From April 1, 2018, all commercial trucks must be equipped with electronic log devices, or ELDs. These electronically tally driving time, more accurately monitoring and enforcing hours behind the wheel and rest periods than do traditional logbooks.
The only exceptions are local carriers, vehicles built before 2000 and those trucks that have automatic onboard recording devices, which are given another 18 months to transition. Drivers caught, face being placed out of service for ten hours and possible fines.
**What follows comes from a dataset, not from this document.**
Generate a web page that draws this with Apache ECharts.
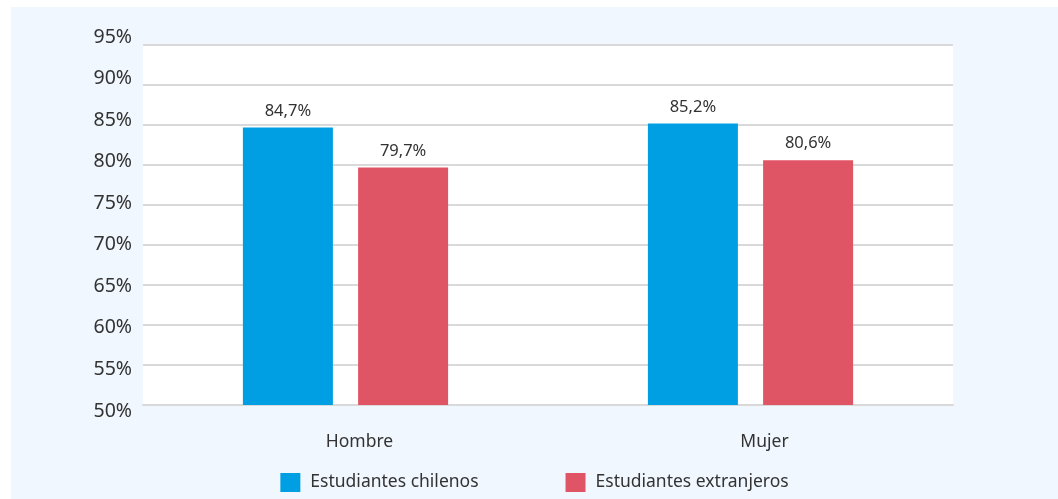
<!DOCTYPE html>
<html>
<head>
<meta charset="utf-8">
<script src="https://cdn.jsdelivr.net/npm/echarts@6/dist/echarts.min.js"></script>
<style>
html,body{margin:0;padding:0;background:#ffffff;width:1058px;height:499px;overflow:hidden;}
#chart{position:absolute;left:11px;top:7px;width:1047px;height:492px;background:#f0f7fe;}
</style>
</head>
<body>
<div id="chart"></div>
<script>
var categories = ['Hombre', 'Mujer'];
var seriesNames = ['Estudiantes chilenos', 'Estudiantes extranjeros'];
var chilenos = [84.7, 85.2];
var extranjeros = [79.7, 80.6];
var yMin = 50, yMax = 95, yStep = 5;

var font = '"Noto Sans", Lato, sans-serif';
var textColor = '#333333';
function fmt(v){ return String(v).replace('.', ',') + '%'; }

var chart = echarts.init(document.getElementById('chart'));
chart.setOption({
  animation: false,
  textStyle: { fontFamily: font },
  legend: {
    bottom: 2,
    left: 'center',
    itemWidth: 20,
    itemHeight: 19,
    itemGap: 87,
    icon: 'rect',
    textStyle: { fontSize: 17.5, color: textColor, fontFamily: font, padding: [0, 0, 0, 5] },
    data: seriesNames
  },
  grid: [
    { left: 132, right: 105, top: 38, bottom: 94, show: true, backgroundColor: '#ffffff', borderWidth: 0 },
    { left: 132, right: 105, top: 30, bottom: 88, show: false }
  ],
  xAxis: [
    {
      gridIndex: 0, type: 'category', data: categories,
      axisLine: { show: true, lineStyle: { color: '#d9d9d9', width: 2 } },
      axisTick: { show: false },
      axisLabel: { margin: 28, fontSize: 17.5, color: textColor, fontFamily: font, padding: [0, 0, 0, 28] }
    },
    { gridIndex: 1, type: 'category', data: categories, show: false }
  ],
  yAxis: [
    {
      gridIndex: 0, type: 'value', min: yMin, max: yMax, interval: yStep,
      axisLine: { show: false }, axisTick: { show: false },
      axisLabel: { show: false },
      splitLine: { lineStyle: { color: '#d9d9d9', width: 2 } }
    },
    {
      gridIndex: 1, type: 'value', min: yMin, max: yMax, interval: yStep,
      axisLine: { show: false }, axisTick: { show: false },
      splitLine: { show: false },
      axisLabel: { margin: 11, fontSize: 19.5, color: textColor, fontFamily: font, formatter: function(v){ return v + '%'; } }
    }
  ],
  series: [
    {
      name: seriesNames[0], type: 'bar', xAxisIndex: 0, yAxisIndex: 0,
      data: chilenos, barWidth: 90, barGap: '28%',
      itemStyle: { color: '#009fe3' },
      label: { show: true, position: 'top', distance: 8, fontSize: 16.5, color: textColor, fontFamily: font,
               formatter: function(p){ return fmt(p.value); } }
    },
    {
      name: seriesNames[1], type: 'bar', xAxisIndex: 0, yAxisIndex: 0,
      data: extranjeros, barWidth: 90, barGap: '28%',
      itemStyle: { color: '#e05565' },
      label: { show: true, position: 'top', distance: 8, fontSize: 16.5, color: textColor, fontFamily: font,
               formatter: function(p){ return fmt(p.value); } }
    }
  ]
});
</script>
</body>
</html>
Buoyed by more demand for their services and higher freight rates, many trucking firms are ordering new tractors and trailers. At the same time, some trucking firms are opting to replace their equipment every three to four years, instead of the industry average of seven to eight years. By doing so, companies are “able to significantly reduce the running costs of the asset, and able to introduce newer technologies and safety components,” said Brian Holland, the president and CFO of Fleet Advantage, a Fort Lauderdale, Florida-based data analytics, leasing and private fleet management company. He adds that “having newer trucks helps with driver recruitment, it also helps with a technician shortage.”
On many fronts, the trucking industry is struggling to catch up. Data analytics and onboard technology help ease that struggle. “Innovation changes everything,” said Holland. “As distribution continues to evolve, new equipment, new technology will continue to evolve as well.”